BUENOS AIRES - Às desconfianças, agregam-se os freqüentes temores argentinos do ''fantasma'' de o Brasil ser cada vez mais visto como líder regional. Na semana passada, quando o presidente George Bush esteve em Brasília com Lula, os principais jornais daqui estamparam as palavras do americano, enfatizando... a liderança brasileira. O encontro ''Lula e Bush'' rendeu comentários a semana toda. Como o do colunista de economia do jornal Clarin, Marcelo Bonelli, para quem Lula quer manipular o Mercosul em benefício do Brasil. Assim, o governo brasileiro fez um discurso na cúpula de Mar del Plata e outro ao receber Bush em casa.

- Aqui, o Brasil fincou pé junto ao Mercosul e à Venezuela. Em Brasília mudou o tom, falando nas negociações pela Alca - diz um desconfiado interlocutor da Casa Rosada.

Para o economista Orlando Ferreres, amigo do ministro da Economia, Roberto Lavagna, Kirchner se identifica mais com Hugo Chávez do que com qualquer outro. Roberto Bacman acha que o argentino está de olho no projeto de governo do presidente chileno Ricardo Lagos. Com mandato no fim e prestes a fazer a sucessora (Michele Bachelet) em dezembro, Lagos é ''sonho argentino'': tem alta popularidade (chega a 50%, deixa um país em crescimento e com queda na pobreza). Lula já foi o ''amado'' de Kirchner, com quem este adorava tirar fotos. Foi. A coisa esfriou por várias razões: a relação especial do Brasil com o Fundo Monetário Internacional - um dos alvos preferidos do argentino, que desafiou o fundo e venceu, mas sabe-se lá com que conseqüências -, o Conselho de Segurança da ONU, a Comunidade Sul-americana de Nações ou o escândalo em torno do PT e do Planalto.

E há o ciúme.

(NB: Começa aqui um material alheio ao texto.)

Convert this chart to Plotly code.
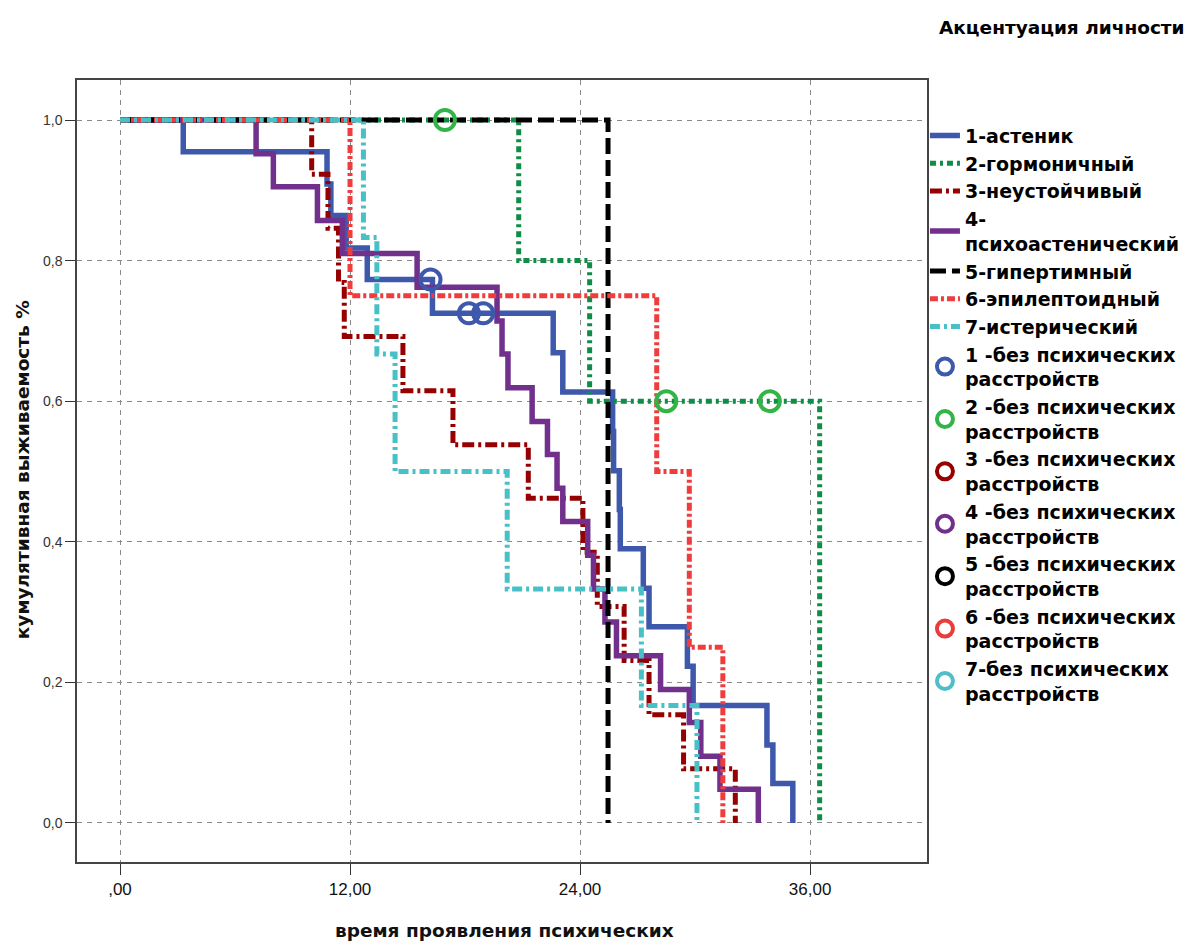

O analista político Oscar Raúl Cardoso recorda que quando Lula defendeu na ONU o combate conjunto da pobreza no mundo, Kirchner não gostou. Pediu, na hora, à sua chancelaria que providenciasse documento semelhante, só que em defesa da geração mundial de empregos. O assunto renasceu na Cúpula das Américas, por sugestão argentina, que preferia esse tema ''global'' à Alca. Na ocasião, o chanceler Rafael Bielsa disse que para ter ares ''imperiais'' o Brasil deveria fazer por onde. Botafogo Gonçalves, que presenciou um ex-ministro da Economia reclamando ''da concorrência desleal dos créditos do BNDES aos empresários brasileiros'', diz que na Argentina ainda há quem queira ''compreensão'' do Brasil. O maior país da região cresceu rápido e forte demais e o vizinho, que foi um Estado riquíssimo, vive a eterna crise de como acompanhá-lo.